Friday, December 23, 2016

Crowns in Conflict: The Triumph and the Tragedy of European Monarchy, 1910-1918 by Theo Aronson



The first half of the twentieth century was of tremendous upheavals in the world, what with two world wars, revolutions and the nuclear physics era that came in with a literal bang, rather more than one. The world powers changed the status from Europe being major colonial powers to the bipolar era of US and USSR being the two major powers, and Europe diminished into its physical space post end of colonial era heralded by the two major wars.

Amongst all these the relatively less noticed, or rather comparatively forgotten, is the end of the era of monarchies in most of Europe, which affected the royal families across the continent as much as it did the various nations involved. These families were all interconnected by blood and marriages, most connected to the British royal family directly, and in fact most were directly related to the Queen Victoria who ruled most of the previous century with its establishing of the British Empire, by blood or marriage - she was called Grandma of Europe, and she referred the usual gatherings of the royals at various weddings and funerals and other state events with an apt epithet "The Royal Mob".

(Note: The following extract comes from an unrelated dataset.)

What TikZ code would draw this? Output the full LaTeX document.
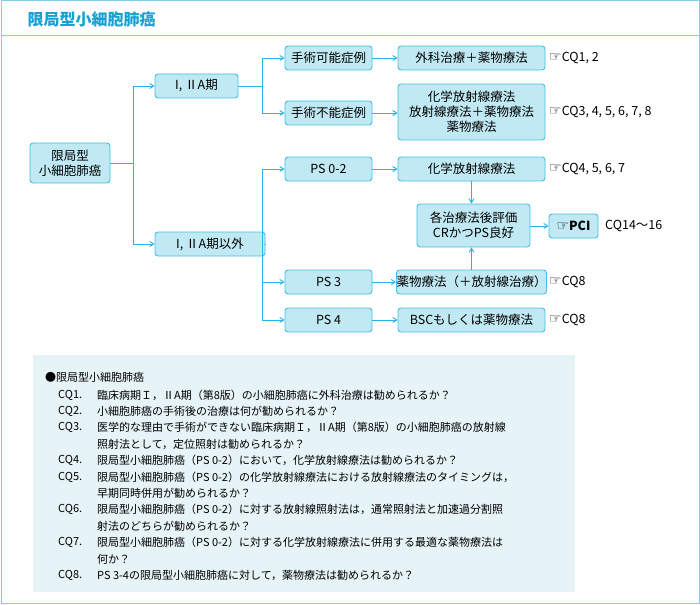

It is rather apt that the century that brought in the end of the monarchies in most of Europe was heralded by the end of reign of Queen Victoria who died almost at the beginning of the century, but paradoxically the various descendants and other relatives of hers whose reign ended in Europe did not include Britain monarchy.

This work is a summary of the early part of this history of the end of monarchies brought about with the first world war, and gives a general reader a good beginning of understanding about the events of the first quarter of the twentieth century across Europe, from point of view centred and focused on the royal families of the continent.